Hazelnut production in Turkey is important as Turkey cultivates and processes most of the world's hazelnuts. According to several sources, it has a market share between 70 and 80% of the worldwide hazelnut production.

History and geography 
There are accounts dating back to 1500 BC of hazelnuts being cultivated in the Black Sea region (historically Pontus) and the Turkish historian Evliya Çelebi described hazelnut orchards in the 1650s, during the Ottoman Empire. The hazelnut plantations are mainly located in the Black Sea region between Trabzon and Kocaeli. The hazelnut regions are divided in an older eastern part which spans from Ordu to Artvin and a new hazelnut region in the western part of the Black Sea between Samsun and Kocaeli. Most hazelnuts are grown in the provinces of Ordu, Samsun and Giresun while in Sakarya and Düzce hazelnut production is very efficient. In Ordu alone, 200,000 tons were harvested in 2017.

Orchards 
Several traditional cultivars of hazel tree account for the bulk of the harvest, such as Tombul, Çakıldak, Foşa and Sivri, but since 2012 an ambitious breeding program led to cultivars with a faster ripening process.

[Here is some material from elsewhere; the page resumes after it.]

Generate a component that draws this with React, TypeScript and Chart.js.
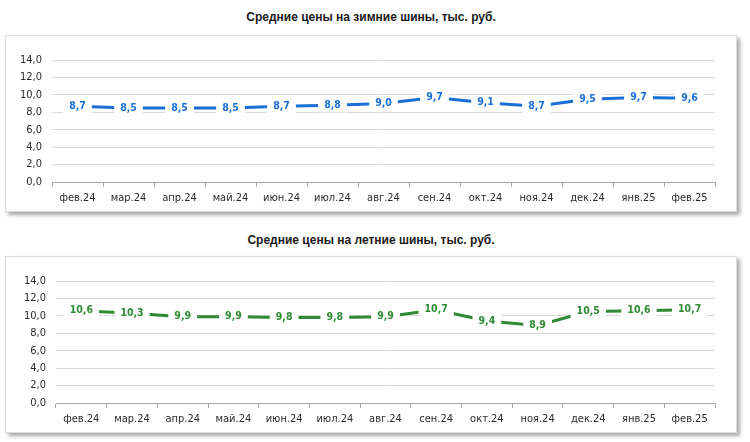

Hazelnut plantations are widespread and approximately 400,000 families are in possession of an orchard. After criticism that children have been employed harvesting hazelnuts, Ferrero, one of the main clients of the hazelnut industry and the producer of Nutella, started a Farming Values Programme in 2012. Balsu and Olam International, two other major enterprises involved in the industry, have also begun to tackle child labor in co-operation with Nestlé and the Turkish Government. According to the Business Year, hazelnut production in Turkey has risen steadily since 1964, when a law on a Guarantee of Purchase was introduced, after which a large part of the peasants in the Black Sea region became hazelnut cultivators. Thereafter, Turkey became the most important producer of hazelnuts and exports to more than a 100 countries.

Pests 
The damages on the hazelnut industry in Turkey has been estimated to be US$200 million in 2017, US$300 million in 2018 and is mainly attributed to the brown marmorated stink bug, green stink bug and the powdery mildew.

Brown marmorated stink bug 
The stink bug was first reported in Levent district of Istanbul in Turkey in September 2017. In October of the same year it was observed in Artvin Province and the species has rapidly spread to other areas in Eastern Black Sea Region, where most of the hazelnut production occurs. The bug is believed to have entered the country through Georgia, as it was initially reported in Kemalpaşa, Artvin just few kilometers away from the border between both countries. Celal Tuncer, a professor from the Ondokuz Mayıs University has stated that the bug has already caused a 20% drop in Artvin's hazelnut yield and is expected to cause a 50% drop in hazelnut production and quality in the future. According to Tuncer these drops would lead to US$1 billion in damages to hazelnut producers.